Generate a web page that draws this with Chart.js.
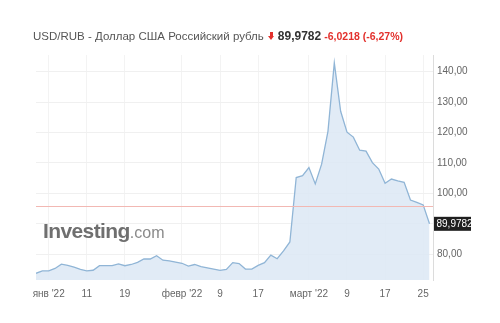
<!DOCTYPE html>
<html>
<head>
<meta charset="utf-8">
<script src="https://cdn.jsdelivr.net/npm/chart.js@4.4.1/dist/chart.umd.min.js"></script>
<style>
  html, body { margin: 0; padding: 0; background: #fff; }
  #wrap { position: relative; width: 500px; height: 323px; overflow: hidden; }
  #chart { position: absolute; left: 0; top: 0; }
  #title { position: absolute; left: 33px; top: 29px; font: 11.5px "Liberation Sans", Arial, sans-serif; color: #555; white-space: nowrap; line-height: 14px; }
  #title .last { font-weight: bold; color: #333; font-size: 12px; }
  #title .chg { font-weight: bold; color: #e3312d; font-size: 10.5px; margin-left: 3px; }
  #title .arrow { display: inline-block; position: relative; width: 7px; height: 9px; margin: 0 3px 0 4px; vertical-align: -1px; }
  #title .arrow:before { content: ""; position: absolute; left: 2px; top: 0; width: 3px; height: 4px; background: #e3312d; }
  #title .arrow:after { content: ""; position: absolute; left: 0; top: 4px; border-left: 3.5px solid transparent; border-right: 3.5px solid transparent; border-top: 4px solid #e3312d; }
  #logo { position: absolute; left: 43px; top: 219px; font: bold 21px "Liberation Sans", Arial, sans-serif; color: #6f6f6f; letter-spacing: -0.6px; white-space: nowrap; }
  #logo span { font-weight: normal; font-size: 16px; color: #8a8a8a; letter-spacing: 0; }
</style>
</head>
<body>
<div id="wrap">
  <canvas id="chart" width="500" height="323"></canvas>
  <div id="logo">Investing<span>.com</span></div>
  <div id="title"></div>
</div>
<script>
var dates, rates, tickDates, tickText, lastPrice, change, changePct, instrument;

instrument = "USD/RUB - Доллар США Российский рубль";

dates = [
  "30.12", "31.12",
  "03.01", "04.01", "05.01", "06.01", "07.01", "10.01", "11.01", "12.01", "13.01", "14.01",
  "17.01", "18.01", "19.01", "20.01", "21.01", "24.01", "25.01", "26.01", "27.01", "28.01", "31.01",
  "01.02", "02.02", "03.02", "04.02", "07.02", "08.02", "09.02", "10.02", "11.02",
  "14.02", "15.02", "16.02", "17.02", "18.02", "21.02", "22.02", "23.02", "24.02", "25.02", "28.02",
  "01.03", "02.03", "03.03", "04.03", "07.03", "08.03", "09.03", "10.03", "11.03",
  "14.03", "15.03", "16.03", "17.03", "18.03", "21.03", "22.03", "23.03", "24.03", "25.03", "28.03"
];

rates = [
  73.7, 74.5,
  74.5, 75.3, 76.7, 76.3, 75.7, 75.0, 74.5, 74.7, 76.2, 76.2,
  76.2, 76.8, 76.2, 76.6, 77.3, 78.4, 78.4, 79.5, 78.0, 77.8, 77.4,
  77.0, 76.1, 76.6, 75.9, 75.5, 75.1, 74.7, 75.0, 77.2,
  76.9, 75.1, 75.1, 76.3, 77.2, 79.7, 78.5, 81.1, 84.0, 105.2, 105.8,
  108.5, 103.1, 109.6, 120.4, 142.9, 127.0, 120.1, 118.5, 114.2,
  113.9, 110.1, 108.0, 103.3, 104.7, 104.1, 103.6, 97.8, 97.0, 96.2, 89.9782
];

tickDates = ["03.01", "11.01", "19.01", "01.02", "09.02", "17.02", "01.03", "09.03", "17.03", "25.03"];
tickText = ["янв '22", "11", "19", "февр '22", "9", "17", "март '22", "9", "17", "25"];

lastPrice = rates[rates.length - 1];
change = -6.0218;
changePct = -6.27;

var fmt = function(v, d) {
  return v.toFixed(d).replace(".", ",");
};

document.getElementById("title").innerHTML =
  instrument + '<span class="arrow"></span><span class="last">' + fmt(lastPrice, 4) + "</span>" +
  '<span class="chg">' + fmt(change, 4) + " (" + fmt(changePct, 2) + "%)</span>";

var tickIdx = tickDates.map(function(d) { return dates.indexOf(d); });

var extras = {
  id: "extras",
  afterDatasetsDraw: function(chart) {
    var ctx = chart.ctx, area = chart.chartArea, y = chart.scales.y;
    var prevY = Math.round(y.getPixelForValue(lastPrice - change)) + 0.5;
    ctx.save();
    ctx.strokeStyle = "#f2b8b3";
    ctx.lineWidth = 1;
    ctx.beginPath();
    ctx.moveTo(area.left, prevY);
    ctx.lineTo(area.right, prevY);
    ctx.stroke();
    var ly = y.getPixelForValue(lastPrice);
    ctx.fillStyle = "#1f1f1f";
    ctx.fillRect(area.right + 1, ly - 7, 37, 14);
    ctx.fillStyle = "#fff";
    ctx.font = "10px 'Liberation Sans', Arial, sans-serif";
    ctx.textBaseline = "middle";
    ctx.fillText(fmt(lastPrice, 4), area.right + 3.5, ly + 0.5);
    ctx.restore();
  }
};

new Chart(document.getElementById("chart"), {
  type: "line",
  data: {
    datasets: [{
      data: rates.map(function(v, i) { return { x: i, y: v }; }),
      borderColor: "#90b5d6",
      borderWidth: 1.3,
      backgroundColor: "rgba(220,232,244,0.85)",
      fill: "start",
      pointRadius: 0,
      tension: 0
    }]
  },
  options: {
    responsive: false,
    animation: false,
    layout: { padding: { left: 36, top: 55, bottom: 13, right: 0 } },
    plugins: { legend: { display: false }, tooltip: { enabled: false } },
    scales: {
      x: {
        type: "linear",
        min: 0,
        max: 62.55,
        afterBuildTicks: function(scale) {
          scale.ticks = tickIdx.map(function(i) { return { value: i }; });
        },
        afterFit: function(scale) { scale.height = 30; },
        border: { display: false },
        grid: { color: "#f3f3f3", drawTicks: false },
        ticks: {
          padding: 8,
          maxRotation: 0,
          autoSkip: false,
          color: "#666",
          font: { family: "'Liberation Sans', Arial, sans-serif", size: 10 },
          callback: function(v) {
            var k = tickIdx.indexOf(v);
            return k >= 0 ? tickText[k] : "";
          }
        }
      },
      y: {
        position: "right",
        min: 71.5,
        max: 145.5,
        afterFit: function(scale) { scale.width = 67; },
        border: { display: true, color: "#dcdcdc" },
        grid: { color: "#f0f0f0", drawTicks: false },
        ticks: {
          stepSize: 10,
          includeBounds: false,
          padding: 4,
          color: "#666",
          font: { family: "'Liberation Sans', Arial, sans-serif", size: 10 },
          callback: function(v) { return fmt(v, 2); }
        }
      }
    }
  },
  plugins: [extras]
});
</script>
</body>
</html>
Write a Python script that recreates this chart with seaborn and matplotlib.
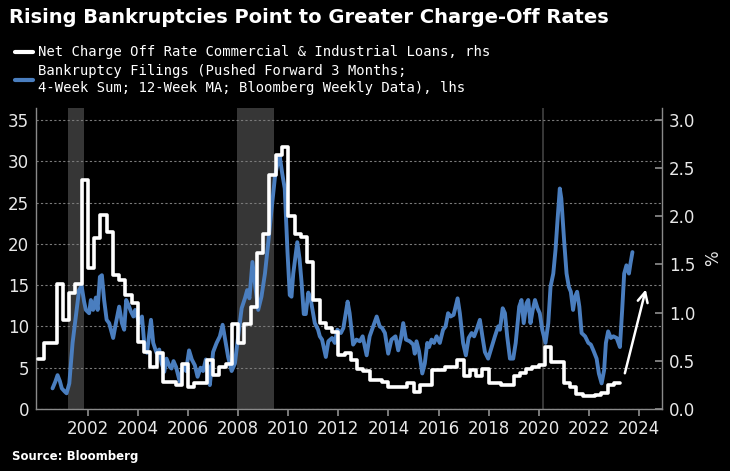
import numpy as np
import matplotlib
matplotlib.use("Agg")
import matplotlib.pyplot as plt
import seaborn as sns
from matplotlib.lines import Line2D

# ---- data ----
# net charge-off rate, C&I loans (%), quarterly 2000Q1 .. 2023Q1 (rhs)
nco_quarters = [f"{y}Q{q}" for y in range(2000, 2024) for q in range(1, 5)][:93]
nco_rate = [
    0.52, 0.68, 0.68, 1.30,
    0.92, 1.20, 1.30, 2.38,
    1.46, 1.77, 2.01, 1.84,
    1.39, 1.34, 1.18, 1.10,
    0.70, 0.59, 0.44, 0.58,
    0.28, 0.28, 0.25, 0.47,
    0.23, 0.27, 0.27, 0.51,
    0.35, 0.44, 0.47, 0.88,
    0.68, 0.88, 1.06, 1.62,
    1.82, 2.43, 2.64, 2.72,
    2.00, 1.82, 1.79, 1.53,
    1.13, 0.89, 0.84, 0.80,
    0.56, 0.58, 0.51, 0.42,
    0.39, 0.30, 0.30, 0.28,
    0.23, 0.23, 0.23, 0.27,
    0.18, 0.25, 0.25, 0.40,
    0.40, 0.44, 0.44, 0.51,
    0.34, 0.40, 0.34, 0.42,
    0.27, 0.27, 0.25, 0.25,
    0.34, 0.37, 0.42, 0.44,
    0.46, 0.64, 0.49, 0.49,
    0.27, 0.23, 0.16, 0.13,
    0.13, 0.15, 0.17, 0.25,
    0.27,
]

# bankruptcy filings (4wk sum, 12wk MA, pushed fwd 3m) (lhs)
bk_years = [
    2000.59, 2000.70, 2000.79, 2000.88, 2000.96, 2001.08, 2001.15, 2001.26, 2001.39, 2001.52,
    2001.65, 2001.75, 2001.85, 2001.92, 2002.05, 2002.12, 2002.21, 2002.32, 2002.39, 2002.48,
    2002.56, 2002.65, 2002.75, 2002.85, 2003.01, 2003.12, 2003.25, 2003.36, 2003.45, 2003.53,
    2003.62, 2003.72, 2003.82, 2003.89, 2004.05, 2004.16, 2004.25, 2004.36, 2004.52, 2004.61,
    2004.74, 2004.85, 2004.95, 2005.05, 2005.14, 2005.27, 2005.34, 2005.42, 2005.52, 2005.67,
    2005.80, 2005.92, 2006.04, 2006.15, 2006.27, 2006.38, 2006.50, 2006.60, 2006.71, 2006.80,
    2006.87, 2007.00, 2007.14, 2007.27, 2007.38, 2007.47, 2007.60, 2007.74, 2007.87, 2008.00,
    2008.14, 2008.27, 2008.36, 2008.45, 2008.57, 2008.67, 2008.80, 2008.93, 2009.07, 2009.20,
    2009.33, 2009.47, 2009.60, 2009.66, 2009.76, 2009.86, 2009.97, 2010.06, 2010.13, 2010.20,
    2010.36, 2010.45, 2010.53, 2010.62, 2010.70, 2010.80, 2010.90, 2011.06, 2011.19, 2011.26,
    2011.35, 2011.50, 2011.60, 2011.75, 2011.86, 2011.96, 2012.10, 2012.20, 2012.37, 2012.45,
    2012.59, 2012.72, 2012.86, 2012.97, 2013.13, 2013.25, 2013.39, 2013.53, 2013.65, 2013.75,
    2013.86, 2013.99, 2014.12, 2014.28, 2014.39, 2014.50, 2014.59, 2014.70, 2014.85, 2014.99,
    2015.05, 2015.12, 2015.22, 2015.35, 2015.45, 2015.55, 2015.62, 2015.72, 2015.82, 2015.92,
    2016.05, 2016.18, 2016.28, 2016.38, 2016.48, 2016.60, 2016.65, 2016.76, 2016.85, 2016.98,
    2017.09, 2017.20, 2017.32, 2017.42, 2017.52, 2017.65, 2017.75, 2017.85, 2017.98, 2018.12,
    2018.25, 2018.38, 2018.45, 2018.56, 2018.65, 2018.74, 2018.85, 2018.98, 2019.08, 2019.22,
    2019.31, 2019.40, 2019.51, 2019.58, 2019.67, 2019.76, 2019.85, 2019.95, 2020.04, 2020.14,
    2020.27, 2020.38, 2020.47, 2020.58, 2020.67, 2020.75, 2020.84, 2020.90, 2021.01, 2021.11,
    2021.20, 2021.28, 2021.37, 2021.45, 2021.53, 2021.62, 2021.71, 2021.85, 2021.98, 2022.08,
    2022.18, 2022.31, 2022.40, 2022.51, 2022.61, 2022.68, 2022.77, 2022.88, 2022.98, 2023.11,
    2023.24, 2023.33, 2023.41, 2023.50, 2023.60, 2023.66, 2023.74,
]
bk_filings = [
    2.5, 3.3, 4.1, 3.4, 2.5, 2.1, 1.9, 3.1, 8.0, 11.2,
    14.4, 14.9, 13.0, 12.0, 11.6, 13.2, 12.0, 13.5, 12.0, 16.0,
    16.2, 13.2, 10.8, 10.4, 8.6, 10.4, 12.4, 10.4, 9.6, 13.2,
    12.6, 11.8, 11.2, 12.0, 10.4, 11.2, 8.0, 6.8, 10.8, 8.0,
    6.8, 7.2, 5.5, 4.5, 6.1, 5.1, 4.9, 5.8, 5.1, 3.3,
    5.3, 4.6, 7.1, 6.0, 5.3, 3.9, 5.0, 4.6, 6.0, 5.1,
    2.9, 6.9, 8.0, 8.8, 10.2, 8.6, 6.3, 4.6, 5.5, 8.8,
    12.2, 13.4, 14.4, 13.4, 17.8, 15.2, 12.0, 13.6, 16.4, 20.1,
    24.1, 28.1, 30.2, 30.6, 28.5, 26.7, 19.0, 13.8, 13.6, 16.4,
    20.2, 18.2, 15.4, 11.5, 11.5, 14.1, 13.2, 10.4, 9.6, 8.8,
    8.4, 6.3, 8.2, 8.6, 8.0, 9.6, 9.2, 9.8, 13.0, 11.6,
    7.8, 8.4, 8.2, 8.8, 6.5, 8.8, 10.0, 11.2, 10.0, 9.8,
    9.2, 6.7, 8.4, 8.8, 7.1, 8.6, 10.4, 8.4, 8.2, 7.8,
    6.7, 8.2, 7.0, 4.3, 5.5, 8.0, 7.5, 8.4, 8.0, 8.8,
    8.0, 9.6, 10.0, 11.6, 11.2, 11.4, 12.0, 13.4, 11.6, 8.0,
    6.5, 8.6, 9.2, 8.8, 9.6, 10.8, 8.8, 6.9, 6.1, 7.5,
    8.8, 10.0, 9.6, 12.2, 11.6, 8.8, 6.1, 6.1, 8.0, 12.4,
    13.2, 10.4, 12.8, 13.2, 10.4, 12.0, 13.2, 12.2, 11.6, 9.6,
    8.0, 10.4, 14.8, 16.4, 19.3, 22.9, 26.7, 25.5, 20.5, 16.4,
    14.8, 14.2, 12.0, 13.6, 14.2, 12.4, 9.2, 8.8, 8.0, 7.8,
    7.1, 6.1, 4.3, 3.1, 4.7, 8.0, 9.4, 8.6, 8.8, 8.6,
    7.5, 12.0, 16.4, 17.4, 16.4, 17.6, 19.0,
]

# NBER recessions (shaded)
recessions = [(2001.20, 2001.85), (2007.95, 2009.45), (2020.12, 2020.20)]

BLUE = "#4a7ebf"
GREY = "#8a8a8a"
TXT = "#e8e8e8"

sns.set_theme(style="dark")
plt.rcParams["font.family"] = ["DejaVu Sans"]

# quarter label -> decimal year; repeat last value so the final step is drawn
q_x = [int(q[:4]) + (int(q[-1]) - 1) * 0.25 for q in nco_quarters]
q_x = q_x + [q_x[-1] + 0.25]
q_y = nco_rate + [nco_rate[-1]]

fig = plt.figure(figsize=(7.3, 4.71), dpi=100, facecolor="black")
ax = fig.add_axes([36 / 730, 62 / 471, 626 / 730, 301 / 471])
ax.set_facecolor("black")
ax2 = ax.twinx()

for a, b in recessions:
    ax.axvspan(a, b, color="#363636", lw=0, zorder=0)

sns.lineplot(x=bk_years, y=bk_filings, ax=ax, color=BLUE, linewidth=2.8, legend=False)
sns.lineplot(x=q_x, y=q_y, ax=ax2, color="white", linewidth=2.6,
             drawstyle="steps-post", legend=False)

ax.set_xlim(1999.93, 2024.92)
ax.set_ylim(0, 36.45)
ax2.set_ylim(0, 36.45 * 3 / 35)
ax.set_xticks(range(2002, 2025, 2))
ax.set_yticks(range(0, 36, 5))
ax2.set_yticks(np.arange(0, 3.01, 0.5))
ax2.set_yticklabels([f"{v:.1f}" for v in np.arange(0, 3.01, 0.5)])

ax.yaxis.grid(True, color="#7a7a7a", linestyle=(0, (2, 2)), linewidth=0.8)
ax.xaxis.grid(False)
ax2.grid(False)

for a in (ax, ax2):
    for s in a.spines.values():
        s.set_visible(False)
ax.spines["left"].set_visible(True)
ax.spines["bottom"].set_visible(True)
ax2.spines["right"].set_visible(True)
for s in (ax.spines["left"], ax.spines["bottom"], ax2.spines["right"]):
    s.set_color(GREY)
    s.set_linewidth(1)

ax.tick_params(axis="y", length=0, pad=5, labelsize=12, labelcolor=TXT)
ax.tick_params(axis="x", direction="out", length=5, color=GREY, labelsize=12,
               labelcolor=TXT, pad=3)
ax.tick_params(bottom=True)
ax2.tick_params(axis="y", direction="in", length=5, color=GREY, labelsize=12,
                labelcolor=TXT, pad=5, right=True)
ax.set_xlabel("")
ax.set_ylabel("")
ax2.set_ylabel("%", color=TXT, fontsize=12, labelpad=6)

ax.annotate("", xy=(2024.3, 14.8), xytext=(2023.41, 4.0),
            arrowprops=dict(arrowstyle="->,head_length=0.6,head_width=0.3",
                            color="white", lw=1.8))

fig.text(0.012, 0.962, "Rising Bankruptcies Point to Greater Charge-Off Rates",
         color="white", fontsize=14, fontweight="bold", va="center")

handles = [Line2D([], [], color="white", lw=3), Line2D([], [], color=BLUE, lw=3)]
labels = ["Net Charge Off Rate Commercial & Industrial Loans, rhs",
          "Bankruptcy Filings (Pushed Forward 3 Months;\n"
          "4-Week Sum; 12-Week MA; Bloomberg Weekly Data), lhs"]
fig.legend(handles, labels, loc="upper left", bbox_to_anchor=(0.004, 0.93),
           frameon=False, handlelength=1.3, handletextpad=0.35, labelspacing=0.35,
           labelcolor="white", prop=dict(family="DejaVu Sans Mono", size=10))

fig.text(0.016, 0.03, "Source: Bloomberg", color="white", fontsize=8.5,
         fontweight="bold", va="center")

fig.savefig("out.png", dpi=100, facecolor="black")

Given exercise =>
Identify every line where the string "that" appears.

Solution for this task =>
Generate a web page that draws this with Chart.js.
Write a Python script that recreates this chart with seaborn and matplotlib.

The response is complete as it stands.